San Francisco News
Women warned of recent increase in phone thefts
SAN FRANCISCO (KGO) -- A warning about walking with your cellphone and not paying attention to your surroundings: San Francisco police say women are being badly beaten and shocked with stun guns by thieves.
Police say half of all robberies in San Francisco last year involved electronic devices. They say unless people take precautions like not walking and texting or talking, thefts are not likely to decrease this year.
In the Haight, Cow Hollow, Polk and Marina districts, women can be seen talking and texting on their smartphones, many not looking up for long periods of time. Police say that makes them vulnerable to a snatch-and-grab cellphone thief.
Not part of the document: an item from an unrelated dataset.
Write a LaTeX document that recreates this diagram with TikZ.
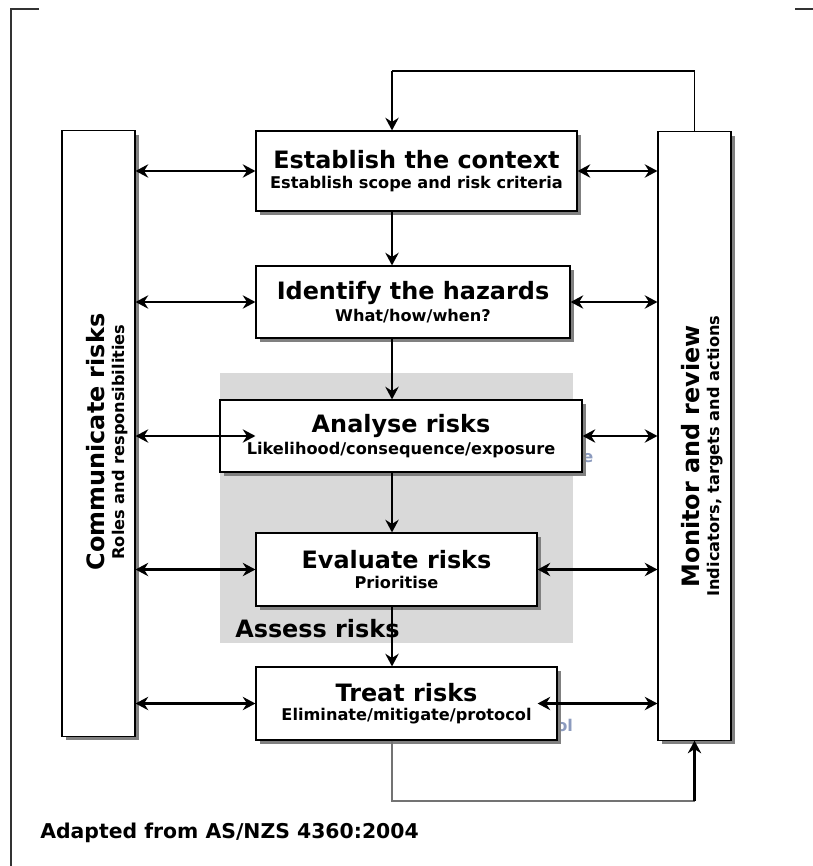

"Some guy came through the neighborhood walking real fast and just swiped it right out of her hand," Amanda, whose Polk Street co-worker was robbed, said.
Another cellphone theft occurred outside Kelly Batista's home near Polk and Green streets.
"We actually heard the girl screaming and called the police; it was pretty scary," she said.
Those two instances occurred within days of another woman being badly beaten for her smartphone at Jones and California streets. Now the women working in one Polk Street shop have posted a warning on their window for other women in the area, telling them to put their phones away while walking and stay alert.
Tuesday, yet another woman was attacked for her phone and purse at a bus stop at Divisadero and Haight streets. The thief used a stun gun.
"He did approach the victim, stunned her in the face, demanding her purse," San Francisco Police Ofc. Albie Esparza said. "During the struggle, the phone fell to the ground and he stunned her again in the chest."
Esparza says they have a description of that man and police are looking for him. All of the thefts happened during daylight hours. The bus stop theft occurred at 1:25 in the afternoon.
Many similar robberies happen on Muni. Video shows a man sitting behind a woman and as the vehicle stops he grabs her phone and takes off. Another theft caught on Muni cameras shows a man standing by the doors who grabs a woman's phone as the doors open.
Many women are now taking precautions.
"Seven or eight at night I wouldn't take my cellphone out, especially in downtown," Sidney Pamipipattanakul said.
Police say the use of weapons in cellphone robberies is also increasing. Police warn resident not to walk and text and to be aware of their surroundings if they want to use their phones or other electronic devices.